GRAND RUSSIAN / ALBERT TIU Piano Recital / Review

ALBERT TIU Piano Recital
Yong Siew Toh Conservatory Concert Hall
Friday (7 October 2016)

This review was published in The Straits Times on 10 October 2016 with the title "Passionate rendition of Russian rarities".

What makes Russian Romantic music so attractive and compelling that a large audience was enticed to the Conservatory on a Friday evening to attend a recital comprising two piano sonatas which could rightly be considered rarities?

The names of Tchaikovsky (left) and Rachmaninov provided a clue, as both Russians composed tuneful works with emotions firmly emblazoned on their sleeves. Pathos and tragedy are writ large in their often overwrought scores such that listeners are put through a wringer and come out feeling a spiritual catharsis. Just like a good movie. Or maybe it was the name of Albert Tiu, surely the most adventurous and thematically sophisticated pianist in Singapore today.

It was really a bit of both, as he began his recital with Tchaikovsky's Grand Sonata in G major Op.37. Big chords dominated the opening movement, delivered with fearless panache but tempered by a Schumannesque lyricism which made contrasts all the more apparent. The shortcoming was not Tiu's but Tchaikovsky's, because the repetitious piece in four movements which ran past the half-hour mark seemed to go on a bit too long.

The perpetual movement in the 3rd movement's Scherzo provided a worthwhile diversion but that was too short-winded.

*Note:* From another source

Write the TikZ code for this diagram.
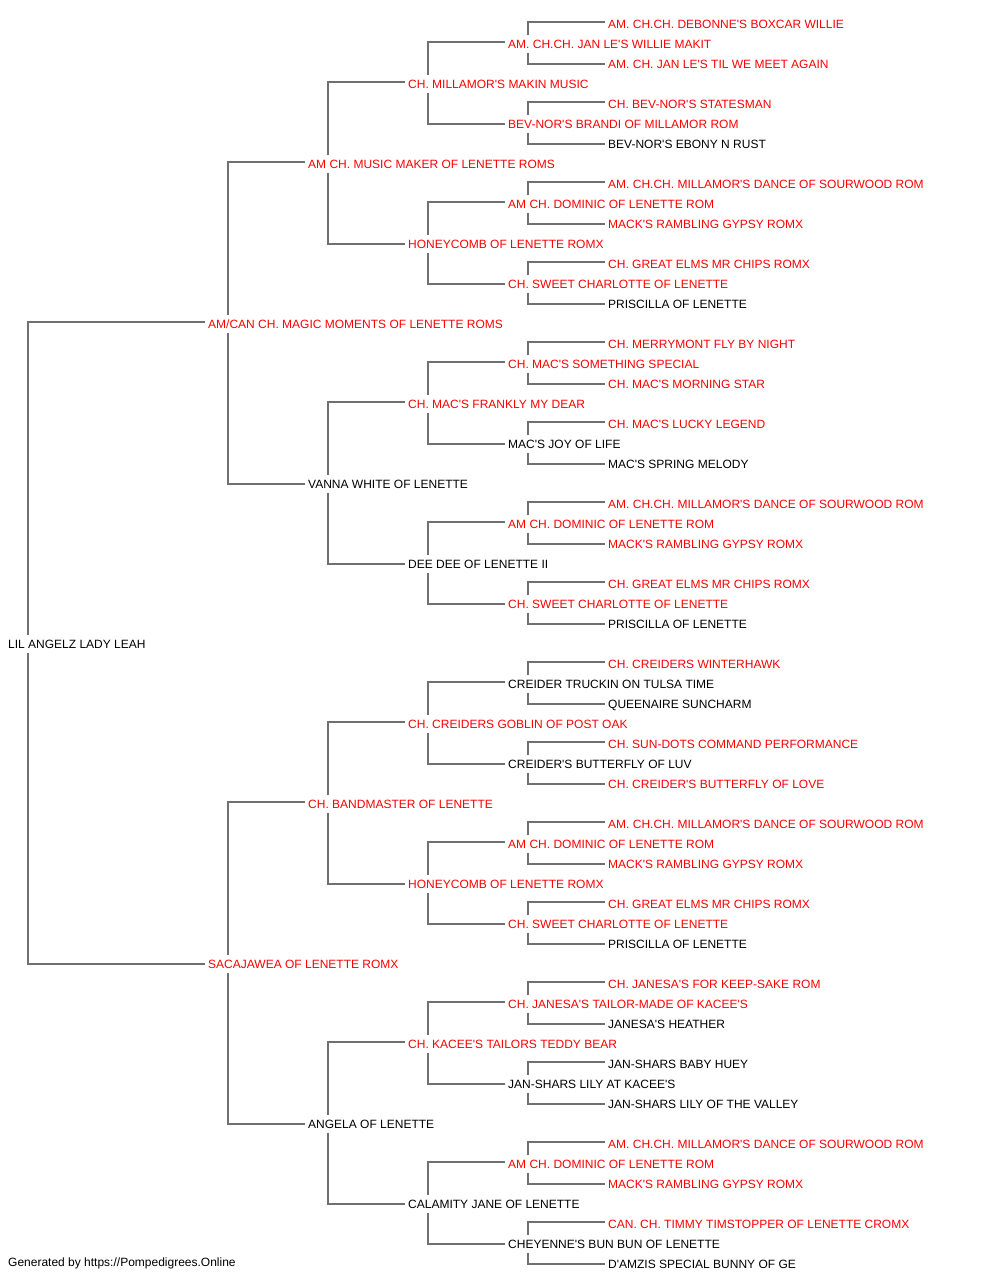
\documentclass[tikz,border=0pt]{standalone}
\usepackage{fontspec}
\setmainfont{Liberation Sans}[Ligatures=TeXOff]
\pgfdeclarelayer{bg}
\pgfsetlayers{bg,main}
\definecolor{linegray}{HTML}{707070}
\definecolor{pedred}{HTML}{FF0000}
\tikzset{
  nm/.style={anchor=west, fill=white, inner xsep=3pt, inner ysep=3pt,
    text height=10.5pt, text depth=1.9pt, font=\fontsize{12}{14}\selectfont},
  rd/.style={nm, text=pedred},
  bk/.style={nm, text=black},
  conn/.style={draw=linegray, line width=1.5pt}
}
\newcommand\pedlink[3]{\draw[conn] ([yshift=2pt]#2.west) -| ([xshift=23pt]#1.west) |- (#3.west);}
\begin{document}
\begin{tikzpicture}[x=1pt,y=-1pt]
\useasboundingbox (0,0) rectangle (1000,1280);
% generation 0
\node[bk] (r) at (5,644) {LIL ANGELZ LADY LEAH};
% generation 1
\node[rd] (s) at (205,324) {AM/CAN CH. MAGIC MOMENTS OF LENETTE ROMS};
\node[rd] (d) at (205,964) {SACAJAWEA OF LENETTE ROMX};
% generation 2
\node[rd] (ss) at (305,164) {AM CH. MUSIC MAKER OF LENETTE ROMS};
\node[bk] (sd) at (305,484) {VANNA WHITE OF LENETTE};
\node[rd] (ds) at (305,804) {CH. BANDMASTER OF LENETTE};
\node[bk] (dd) at (305,1124) {ANGELA OF LENETTE};
% generation 3
\node[rd] (sss) at (405,84) {CH. MILLAMOR'S MAKIN MUSIC};
\node[rd] (ssd) at (405,244) {HONEYCOMB OF LENETTE ROMX};
\node[rd] (sds) at (405,404) {CH. MAC'S FRANKLY MY DEAR};
\node[bk] (sdd) at (405,564) {DEE DEE OF LENETTE II};
\node[rd] (dss) at (405,724) {CH. CREIDERS GOBLIN OF POST OAK};
\node[rd] (dsd) at (405,884) {HONEYCOMB OF LENETTE ROMX};
\node[rd] (dds) at (405,1044) {CH. KACEE'S TAILORS TEDDY BEAR};
\node[bk] (ddd) at (405,1204) {CALAMITY JANE OF LENETTE};
% generation 4
\node[rd] (ssss) at (505,44) {AM. CH.CH. JAN LE'S WILLIE MAKIT};
\node[rd] (sssd) at (505,124) {BEV-NOR'S BRANDI OF MILLAMOR ROM};
\node[rd] (ssds) at (505,204) {AM CH. DOMINIC OF LENETTE ROM};
\node[rd] (ssdd) at (505,284) {CH. SWEET CHARLOTTE OF LENETTE};
\node[rd] (sdss) at (505,364) {CH. MAC'S SOMETHING SPECIAL};
\node[bk] (sdsd) at (505,444) {MAC'S JOY OF LIFE};
\node[rd] (sdds) at (505,524) {AM CH. DOMINIC OF LENETTE ROM};
\node[rd] (sddd) at (505,604) {CH. SWEET CHARLOTTE OF LENETTE};
\node[bk] (dsss) at (505,684) {CREIDER TRUCKIN ON TULSA TIME};
\node[bk] (dssd) at (505,764) {CREIDER'S BUTTERFLY OF LUV};
\node[rd] (dsds) at (505,844) {AM CH. DOMINIC OF LENETTE ROM};
\node[rd] (dsdd) at (505,924) {CH. SWEET CHARLOTTE OF LENETTE};
\node[rd] (ddss) at (505,1004) {CH. JANESA'S TAILOR-MADE OF KACEE'S};
\node[bk] (ddsd) at (505,1084) {JAN-SHARS LILY AT KACEE'S};
\node[rd] (ddds) at (505,1164) {AM CH. DOMINIC OF LENETTE ROM};
\node[bk] (dddd) at (505,1244) {CHEYENNE'S BUN BUN OF LENETTE};
% generation 5
\node[rd] (sssss) at (605,24) {AM. CH.CH. DEBONNE'S BOXCAR WILLIE};
\node[rd] (ssssd) at (605,64) {AM. CH. JAN LE'S TIL WE MEET AGAIN};
\node[rd] (sssds) at (605,104) {CH. BEV-NOR'S STATESMAN};
\node[bk] (sssdd) at (605,144) {BEV-NOR'S EBONY N RUST};
\node[rd] (ssdss) at (605,184) {AM. CH.CH. MILLAMOR'S DANCE OF SOURWOOD ROM};
\node[rd] (ssdsd) at (605,224) {MACK'S RAMBLING GYPSY ROMX};
\node[rd] (ssdds) at (605,264) {CH. GREAT ELMS MR CHIPS ROMX};
\node[bk] (ssddd) at (605,304) {PRISCILLA OF LENETTE};
\node[rd] (sdsss) at (605,344) {CH. MERRYMONT FLY BY NIGHT};
\node[rd] (sdssd) at (605,384) {CH. MAC'S MORNING STAR};
\node[rd] (sdsds) at (605,424) {CH. MAC'S LUCKY LEGEND};
\node[bk] (sdsdd) at (605,464) {MAC'S SPRING MELODY};
\node[rd] (sddss) at (605,504) {AM. CH.CH. MILLAMOR'S DANCE OF SOURWOOD ROM};
\node[rd] (sddsd) at (605,544) {MACK'S RAMBLING GYPSY ROMX};
\node[rd] (sddds) at (605,584) {CH. GREAT ELMS MR CHIPS ROMX};
\node[bk] (sdddd) at (605,624) {PRISCILLA OF LENETTE};
\node[rd] (dssss) at (605,664) {CH. CREIDERS WINTERHAWK};
\node[bk] (dsssd) at (605,704) {QUEENAIRE SUNCHARM};
\node[rd] (dssds) at (605,744) {CH. SUN-DOTS COMMAND PERFORMANCE};
\node[rd] (dssdd) at (605,784) {CH. CREIDER'S BUTTERFLY OF LOVE};
\node[rd] (dsdss) at (605,824) {AM. CH.CH. MILLAMOR'S DANCE OF SOURWOOD ROM};
\node[rd] (dsdsd) at (605,864) {MACK'S RAMBLING GYPSY ROMX};
\node[rd] (dsdds) at (605,904) {CH. GREAT ELMS MR CHIPS ROMX};
\node[bk] (dsddd) at (605,944) {PRISCILLA OF LENETTE};
\node[rd] (ddsss) at (605,984) {CH. JANESA'S FOR KEEP-SAKE ROM};
\node[bk] (ddssd) at (605,1024) {JANESA'S HEATHER};
\node[bk] (ddsds) at (605,1064) {JAN-SHARS BABY HUEY};
\node[bk] (ddsdd) at (605,1104) {JAN-SHARS LILY OF THE VALLEY};
\node[rd] (dddss) at (605,1144) {AM. CH.CH. MILLAMOR'S DANCE OF SOURWOOD ROM};
\node[rd] (dddsd) at (605,1184) {MACK'S RAMBLING GYPSY ROMX};
\node[rd] (dddds) at (605,1224) {CAN. CH. TIMMY TIMSTOPPER OF LENETTE CROMX};
\node[bk] (ddddd) at (605,1264) {D'AMZIS SPECIAL BUNNY OF GE};
% footer
\node[bk, fill=none, text depth=3pt] (foot) at (5,1263) {Generated by https://Pompedigrees.Online};
\begin{pgfonlayer}{bg}
\fill[white] (0,0) rectangle (1000,1280);
\pedlink{r}{s}{d}
\pedlink{s}{ss}{sd}
\pedlink{d}{ds}{dd}
\pedlink{ss}{sss}{ssd}
\pedlink{sd}{sds}{sdd}
\pedlink{ds}{dss}{dsd}
\pedlink{dd}{dds}{ddd}
\pedlink{sss}{ssss}{sssd}
\pedlink{ssd}{ssds}{ssdd}
\pedlink{sds}{sdss}{sdsd}
\pedlink{sdd}{sdds}{sddd}
\pedlink{dss}{dsss}{dssd}
\pedlink{dsd}{dsds}{dsdd}
\pedlink{dds}{ddss}{ddsd}
\pedlink{ddd}{ddds}{dddd}
\pedlink{ssss}{sssss}{ssssd}
\pedlink{sssd}{sssds}{sssdd}
\pedlink{ssds}{ssdss}{ssdsd}
\pedlink{ssdd}{ssdds}{ssddd}
\pedlink{sdss}{sdsss}{sdssd}
\pedlink{sdsd}{sdsds}{sdsdd}
\pedlink{sdds}{sddss}{sddsd}
\pedlink{sddd}{sddds}{sdddd}
\pedlink{dsss}{dssss}{dsssd}
\pedlink{dssd}{dssds}{dssdd}
\pedlink{dsds}{dsdss}{dsdsd}
\pedlink{dsdd}{dsdds}{dsddd}
\pedlink{ddss}{ddsss}{ddssd}
\pedlink{ddsd}{ddsds}{ddsdd}
\pedlink{ddds}{dddss}{dddsd}
\pedlink{dddd}{dddds}{ddddd}
\end{pgfonlayer}
\end{tikzpicture}
\end{document}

It was left for the Finale to combine the extremes  - with more loud notes and prestidigitation – leading to a vertiginous climax before bringing down the house.

This Tchaikovsky-Rachmaninov tandem was strategic in other ways. Tchaikovsky was Rachmaninov's mentor and musical “father”. Both their grand sonatas were in the same key as the grand piano concertos they were yet to compose, as well as being written-out premonitions.

Rachmaninov's First Piano Sonata in D minor Op.28 that occupied the second half was even longer, but in Tiu's hands, that never became an issue. The brooding and ruminative opening predicted his Third Piano Concerto, and Tiu built up a strong case by drawing the listener into the unsettling heart of this very personal music.

The oft-quoted association of this symphonically conceived work with the Faust legend is apt, as its three movements seemed to reflect the conflicted personas of Faust, Gretchen and Mephistopheles. While the 1st movement struggled with turmoil and upheaval, the slow 2nd movement was a calming and tender portrait, while the finale was a devilish hell-for-leather ride into the abyss.

In each of these, Tiu's views were highly characterised in the gripping narrative, with each movement carved out with a granite-like assuredness and inexorability. There was hardly a dropped note let alone a moment's loss of concentration. There have only been three complete performances of this work in Singapore in living memory. Tiu gave two of these, including the local premiere in 2004. If anything, this last epic reading surpassed his first in terms of passion and volatility.     

Taking a break from barnstorming, his encore promised something totally different: Percy Grainger's Irish Tune From County Derry, popularly known as Danny Boy. After Tchaikovsky and Rachmaninov, it came like a blast of fresh air.